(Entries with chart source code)
-*-
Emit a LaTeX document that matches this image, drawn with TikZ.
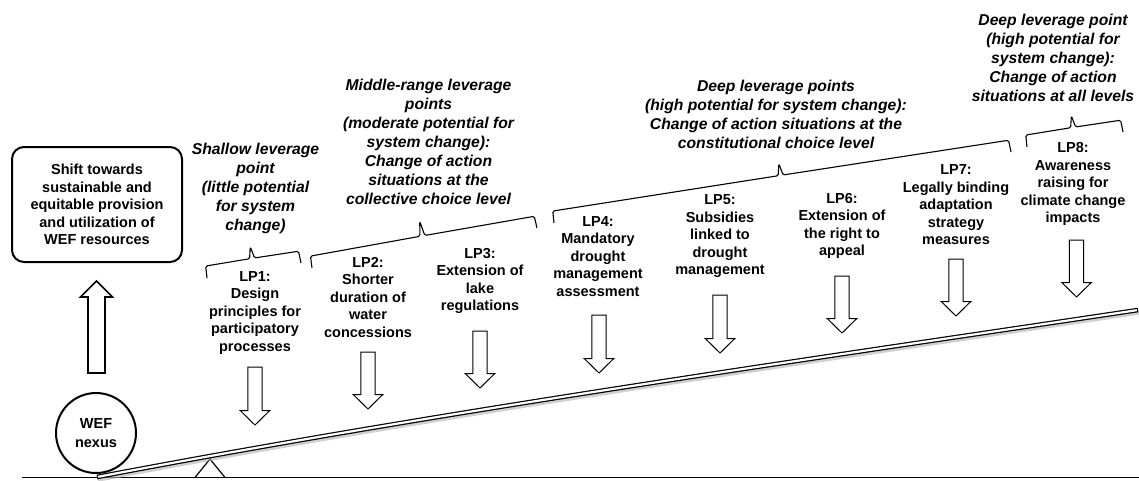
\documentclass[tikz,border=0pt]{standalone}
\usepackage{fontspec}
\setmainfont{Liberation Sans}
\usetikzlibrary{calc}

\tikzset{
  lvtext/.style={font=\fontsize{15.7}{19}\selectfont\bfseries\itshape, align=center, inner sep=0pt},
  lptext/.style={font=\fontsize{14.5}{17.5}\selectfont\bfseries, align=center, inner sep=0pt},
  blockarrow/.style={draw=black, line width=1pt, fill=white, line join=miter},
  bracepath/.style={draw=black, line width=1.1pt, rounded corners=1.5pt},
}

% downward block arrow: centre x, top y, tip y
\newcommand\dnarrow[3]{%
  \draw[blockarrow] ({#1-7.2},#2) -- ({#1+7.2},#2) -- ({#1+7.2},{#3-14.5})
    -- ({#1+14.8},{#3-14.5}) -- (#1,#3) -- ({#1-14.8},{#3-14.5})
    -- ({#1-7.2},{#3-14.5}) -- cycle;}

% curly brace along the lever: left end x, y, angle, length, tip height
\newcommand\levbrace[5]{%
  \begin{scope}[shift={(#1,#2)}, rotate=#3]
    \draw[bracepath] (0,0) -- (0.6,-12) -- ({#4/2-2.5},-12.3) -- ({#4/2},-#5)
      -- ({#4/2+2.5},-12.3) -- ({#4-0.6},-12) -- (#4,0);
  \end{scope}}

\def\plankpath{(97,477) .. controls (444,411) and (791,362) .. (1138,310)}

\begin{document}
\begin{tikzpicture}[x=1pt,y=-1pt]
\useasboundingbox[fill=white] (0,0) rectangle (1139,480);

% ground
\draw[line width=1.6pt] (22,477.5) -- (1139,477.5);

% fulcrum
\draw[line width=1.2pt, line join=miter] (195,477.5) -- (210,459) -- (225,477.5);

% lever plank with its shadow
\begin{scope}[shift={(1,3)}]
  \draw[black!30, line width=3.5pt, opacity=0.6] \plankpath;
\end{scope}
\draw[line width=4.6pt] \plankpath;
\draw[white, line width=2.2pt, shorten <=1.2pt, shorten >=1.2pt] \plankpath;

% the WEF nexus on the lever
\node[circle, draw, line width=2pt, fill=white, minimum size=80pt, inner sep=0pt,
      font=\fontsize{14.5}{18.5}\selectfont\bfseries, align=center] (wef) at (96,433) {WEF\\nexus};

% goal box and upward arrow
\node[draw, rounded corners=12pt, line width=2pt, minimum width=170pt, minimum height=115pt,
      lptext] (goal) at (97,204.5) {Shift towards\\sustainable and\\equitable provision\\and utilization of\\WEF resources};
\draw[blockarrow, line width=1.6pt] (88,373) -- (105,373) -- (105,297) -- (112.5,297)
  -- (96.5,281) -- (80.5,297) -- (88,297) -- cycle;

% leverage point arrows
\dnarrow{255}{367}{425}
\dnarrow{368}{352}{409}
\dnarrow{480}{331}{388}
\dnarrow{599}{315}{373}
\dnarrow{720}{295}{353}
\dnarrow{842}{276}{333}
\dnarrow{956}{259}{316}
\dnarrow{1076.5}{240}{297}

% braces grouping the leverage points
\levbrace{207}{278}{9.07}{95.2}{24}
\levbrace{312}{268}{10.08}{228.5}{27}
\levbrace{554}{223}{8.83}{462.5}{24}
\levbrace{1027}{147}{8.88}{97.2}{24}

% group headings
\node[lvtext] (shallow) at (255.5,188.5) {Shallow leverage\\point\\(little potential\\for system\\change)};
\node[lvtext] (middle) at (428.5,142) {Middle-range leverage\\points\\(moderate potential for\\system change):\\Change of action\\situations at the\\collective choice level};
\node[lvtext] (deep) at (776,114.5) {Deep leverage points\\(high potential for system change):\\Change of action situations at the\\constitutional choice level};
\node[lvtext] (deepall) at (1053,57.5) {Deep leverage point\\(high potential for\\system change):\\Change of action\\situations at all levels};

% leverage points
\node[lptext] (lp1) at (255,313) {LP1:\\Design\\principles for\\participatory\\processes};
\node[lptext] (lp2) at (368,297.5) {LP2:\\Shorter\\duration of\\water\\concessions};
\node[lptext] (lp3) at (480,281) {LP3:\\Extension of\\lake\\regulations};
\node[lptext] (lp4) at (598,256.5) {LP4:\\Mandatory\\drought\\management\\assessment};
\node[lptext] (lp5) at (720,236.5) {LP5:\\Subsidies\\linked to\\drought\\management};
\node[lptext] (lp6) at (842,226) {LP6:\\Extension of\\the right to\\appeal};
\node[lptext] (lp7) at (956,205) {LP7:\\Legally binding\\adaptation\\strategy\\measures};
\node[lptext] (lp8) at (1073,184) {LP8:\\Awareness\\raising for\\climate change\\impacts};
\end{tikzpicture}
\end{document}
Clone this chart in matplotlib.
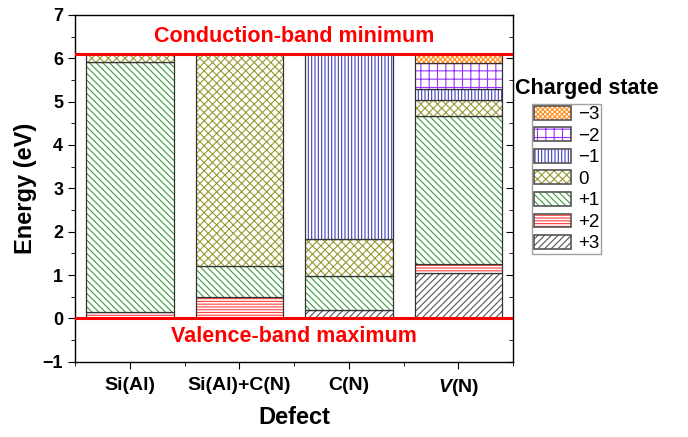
-*-
**Written instruction**
An exact transcription of all the entries is required, without the pictures.

**Complete response**
Emit a LaTeX document that matches this image, drawn with TikZ.
\documentclass[tikz,border=0pt]{standalone}
\usepackage{fontspec}
\setmainfont{Liberation Sans}
\usetikzlibrary{calc}

\tikzset{
  lvtext/.style={font=\fontsize{15.7}{19}\selectfont\bfseries\itshape, align=center, inner sep=0pt},
  lptext/.style={font=\fontsize{14.5}{17.5}\selectfont\bfseries, align=center, inner sep=0pt},
  blockarrow/.style={draw=black, line width=1pt, fill=white, line join=miter},
  bracepath/.style={draw=black, line width=1.1pt, rounded corners=1.5pt},
}

% downward block arrow: centre x, top y, tip y
\newcommand\dnarrow[3]{%
  \draw[blockarrow] ({#1-7.2},#2) -- ({#1+7.2},#2) -- ({#1+7.2},{#3-14.5})
    -- ({#1+14.8},{#3-14.5}) -- (#1,#3) -- ({#1-14.8},{#3-14.5})
    -- ({#1-7.2},{#3-14.5}) -- cycle;}

% curly brace along the lever: left end x, y, angle, length, tip height
\newcommand\levbrace[5]{%
  \begin{scope}[shift={(#1,#2)}, rotate=#3]
    \draw[bracepath] (0,0) -- (0.6,-12) -- ({#4/2-2.5},-12.3) -- ({#4/2},-#5)
      -- ({#4/2+2.5},-12.3) -- ({#4-0.6},-12) -- (#4,0);
  \end{scope}}

\def\plankpath{(97,477) .. controls (444,411) and (791,362) .. (1138,310)}

\begin{document}
\begin{tikzpicture}[x=1pt,y=-1pt]
\useasboundingbox[fill=white] (0,0) rectangle (1139,480);

% ground
\draw[line width=1.6pt] (22,477.5) -- (1139,477.5);

% fulcrum
\draw[line width=1.2pt, line join=miter] (195,477.5) -- (210,459) -- (225,477.5);

% lever plank with its shadow
\begin{scope}[shift={(1,3)}]
  \draw[black!30, line width=3.5pt, opacity=0.6] \plankpath;
\end{scope}
\draw[line width=4.6pt] \plankpath;
\draw[white, line width=2.2pt, shorten <=1.2pt, shorten >=1.2pt] \plankpath;

% the WEF nexus on the lever
\node[circle, draw, line width=2pt, fill=white, minimum size=80pt, inner sep=0pt,
      font=\fontsize{14.5}{18.5}\selectfont\bfseries, align=center] (wef) at (96,433) {WEF\\nexus};

% goal box and upward arrow
\node[draw, rounded corners=12pt, line width=2pt, minimum width=170pt, minimum height=115pt,
      lptext] (goal) at (97,204.5) {Shift towards\\sustainable and\\equitable provision\\and utilization of\\WEF resources};
\draw[blockarrow, line width=1.6pt] (88,373) -- (105,373) -- (105,297) -- (112.5,297)
  -- (96.5,281) -- (80.5,297) -- (88,297) -- cycle;

% leverage point arrows
\dnarrow{255}{367}{425}
\dnarrow{368}{352}{409}
\dnarrow{480}{331}{388}
\dnarrow{599}{315}{373}
\dnarrow{720}{295}{353}
\dnarrow{842}{276}{333}
\dnarrow{956}{259}{316}
\dnarrow{1076.5}{240}{297}

% braces grouping the leverage points
\levbrace{207}{278}{9.07}{95.2}{24}
\levbrace{312}{268}{10.08}{228.5}{27}
\levbrace{554}{223}{8.83}{462.5}{24}
\levbrace{1027}{147}{8.88}{97.2}{24}

% group headings
\node[lvtext] (shallow) at (255.5,188.5) {Shallow leverage\\point\\(little potential\\for system\\change)};
\node[lvtext] (middle) at (428.5,142) {Middle-range leverage\\points\\(moderate potential for\\system change):\\Change of action\\situations at the\\collective choice level};
\node[lvtext] (deep) at (776,114.5) {Deep leverage points\\(high potential for system change):\\Change of action situations at the\\constitutional choice level};
\node[lvtext] (deepall) at (1053,57.5) {Deep leverage point\\(high potential for\\system change):\\Change of action\\situations at all levels};

% leverage points
\node[lptext] (lp1) at (255,313) {LP1:\\Design\\principles for\\participatory\\processes};
\node[lptext] (lp2) at (368,297.5) {LP2:\\Shorter\\duration of\\water\\concessions};
\node[lptext] (lp3) at (480,281) {LP3:\\Extension of\\lake\\regulations};
\node[lptext] (lp4) at (598,256.5) {LP4:\\Mandatory\\drought\\management\\assessment};
\node[lptext] (lp5) at (720,236.5) {LP5:\\Subsidies\\linked to\\drought\\management};
\node[lptext] (lp6) at (842,226) {LP6:\\Extension of\\the right to\\appeal};
\node[lptext] (lp7) at (956,205) {LP7:\\Legally binding\\adaptation\\strategy\\measures};
\node[lptext] (lp8) at (1073,184) {LP8:\\Awareness\\raising for\\climate change\\impacts};
\end{tikzpicture}
\end{document}
Clone this chart in matplotlib.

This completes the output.